13. The sheath of claim 12, wherein the indicator sheath is formed from a different material than the first protective sheath and the second protective sheath.

14. The indicator sheath of claim 12, wherein the indicator sheath is formed from a copper-based material.

15. The sheath of claim 12, wherein the leading edge portion of the first sheath includes a seam where a first plate and a second plate meet and the indicator sheath extends forward the seam relative to the leading edge portion.

16. The sheath as recited in claim 12, wherein the indicator sheath is configured to be adhesively bonded to the first protective sheath.

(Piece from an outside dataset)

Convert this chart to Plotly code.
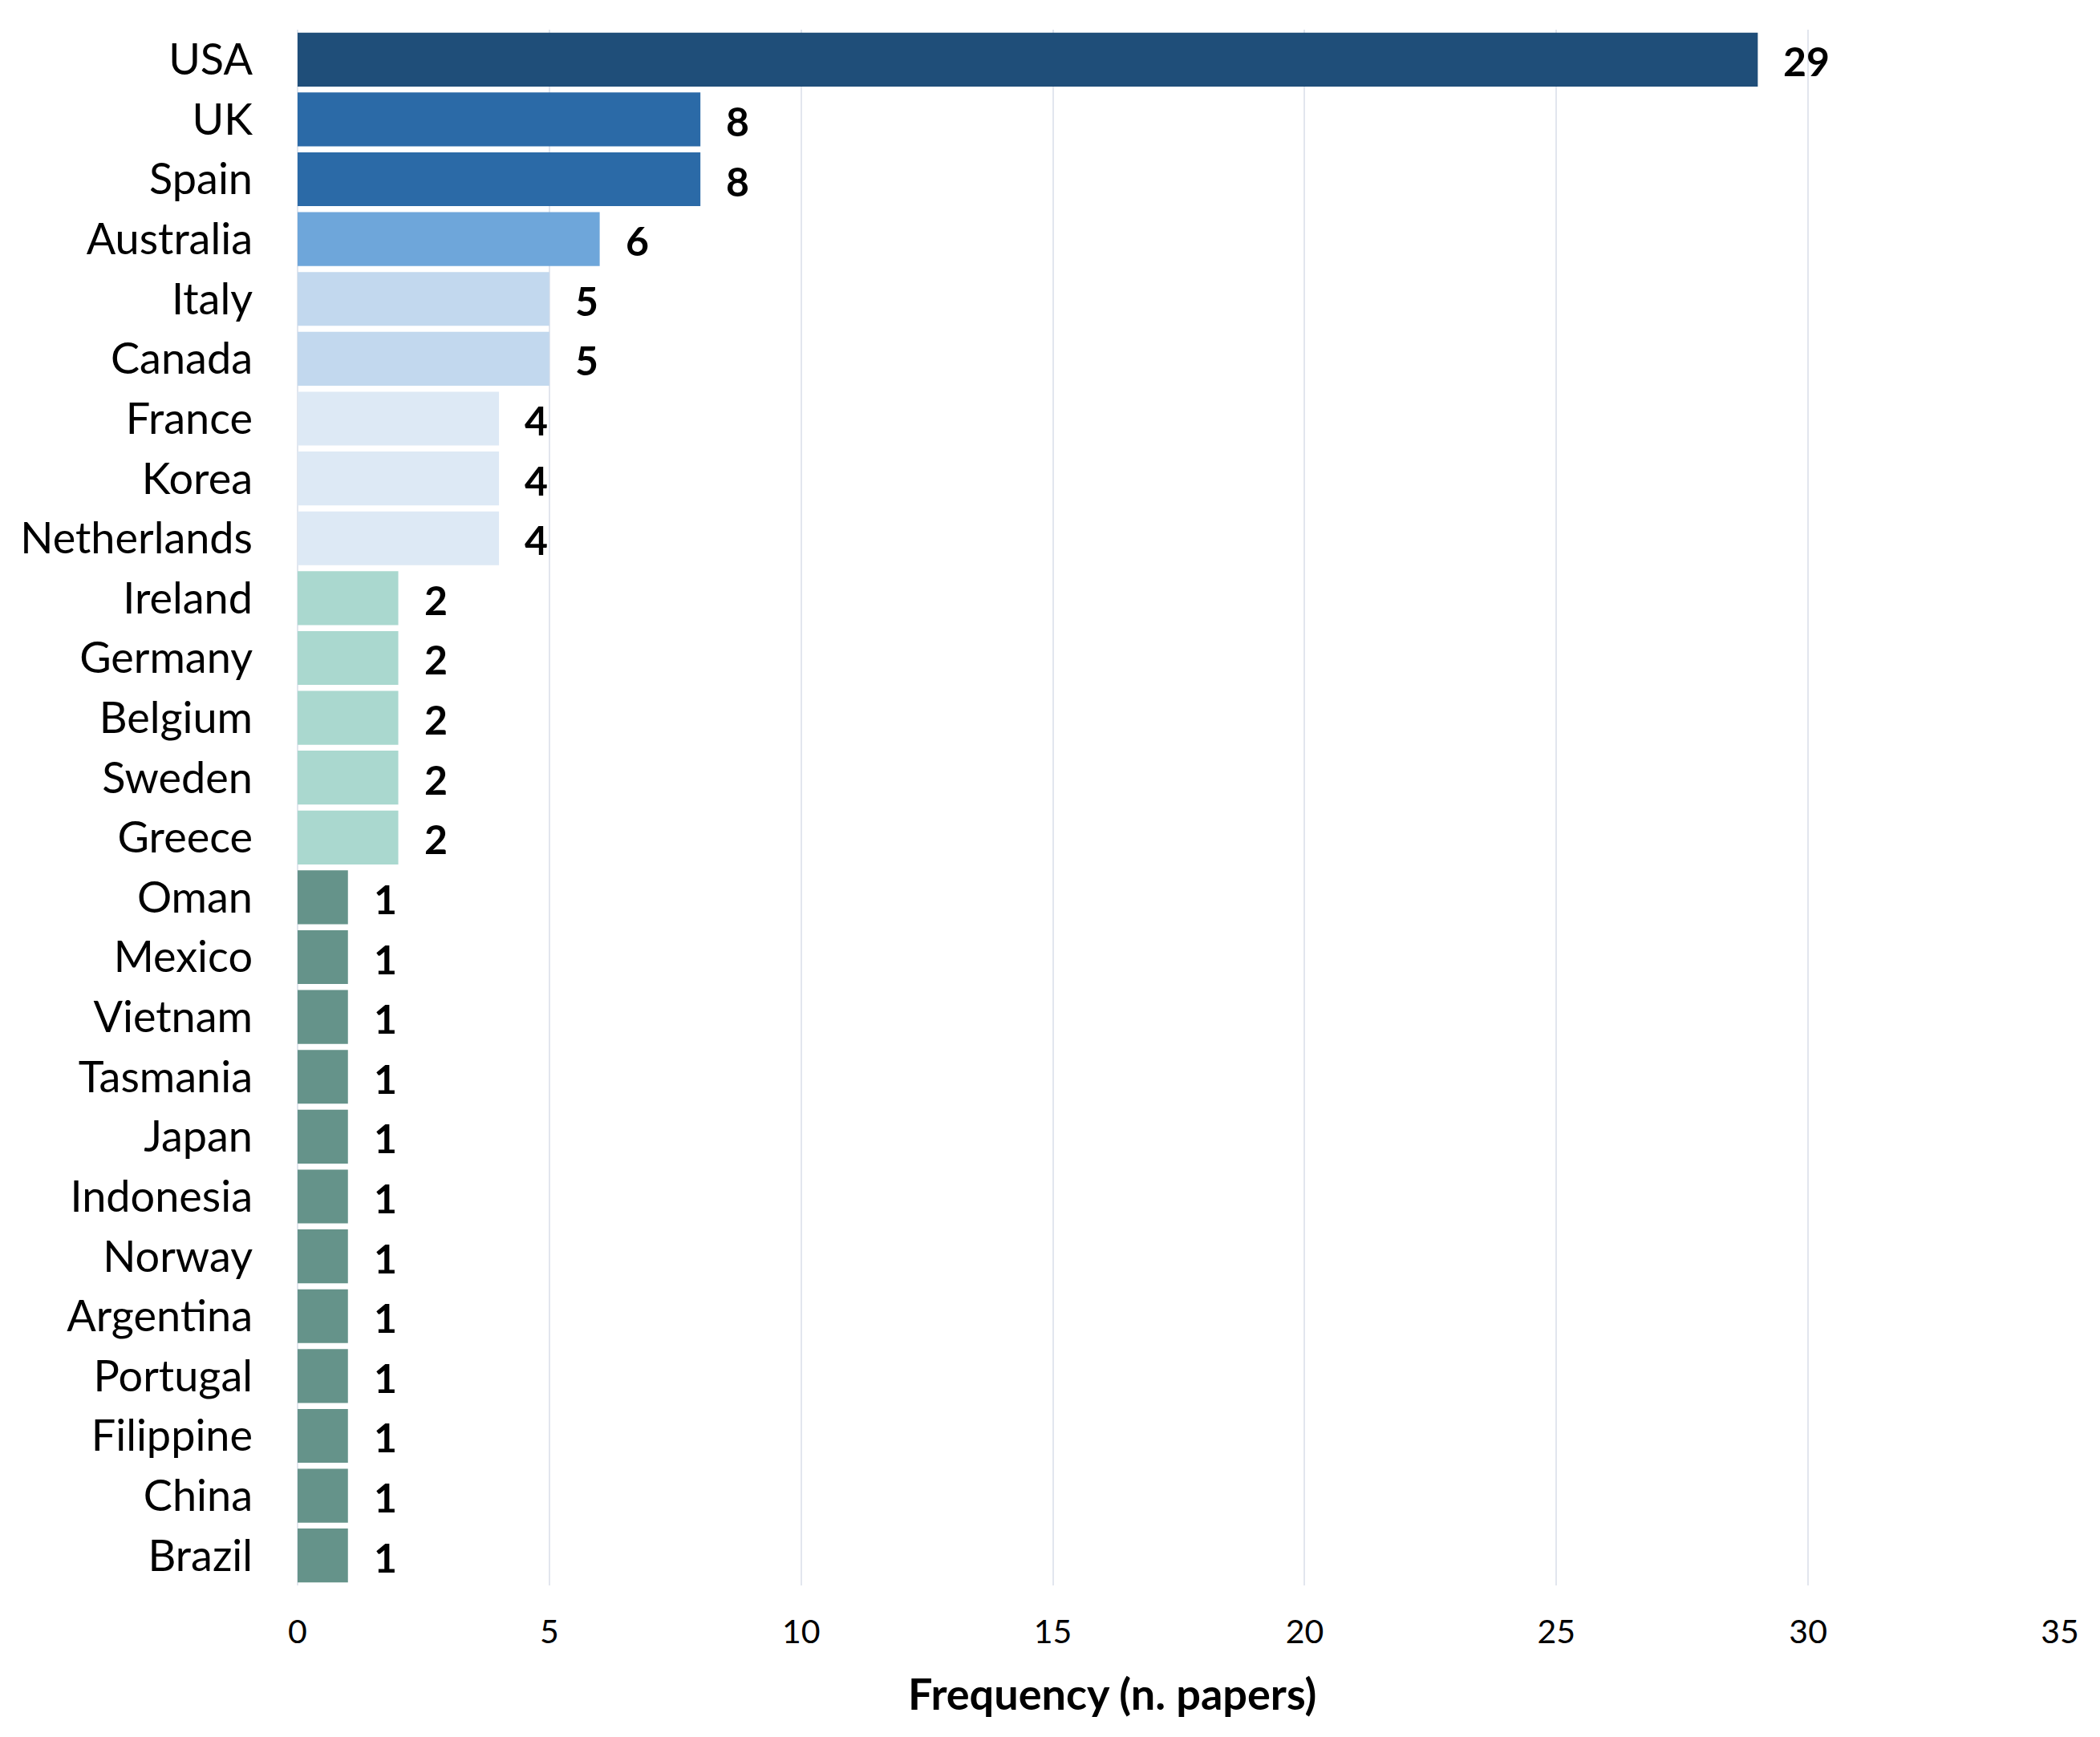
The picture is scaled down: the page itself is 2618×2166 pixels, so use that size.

17. An airfoil assembly wear indicating method, comprising: providing an airfoil body that extends between a leading edge, a trailing edge, a suction side, and a pressure side with an indicator sheath, at least a portion of the indicator sheath secured between a first protective sheath and a second protective sheath near the leading edge of the airfoil body, the first sheath having an inner side that forms a cavity for receiving at least a portion of the airfoil body, the inner side being bonded to the leading edge of the airfoil, at least a portion of the indicator sheath is positioned forward the first protective sheath relative to the leading edge of the airfoil, and at least a portion of the second protective sheath is positioned forward the indicator sheath relative to the leading edge of the airfoil.

18. The method of claim 17, comprising selecting the indicator sheath to be a copper-based metallic material.

19. The method of claim 17, wherein wearing the second sheath exposes the indicator sheath.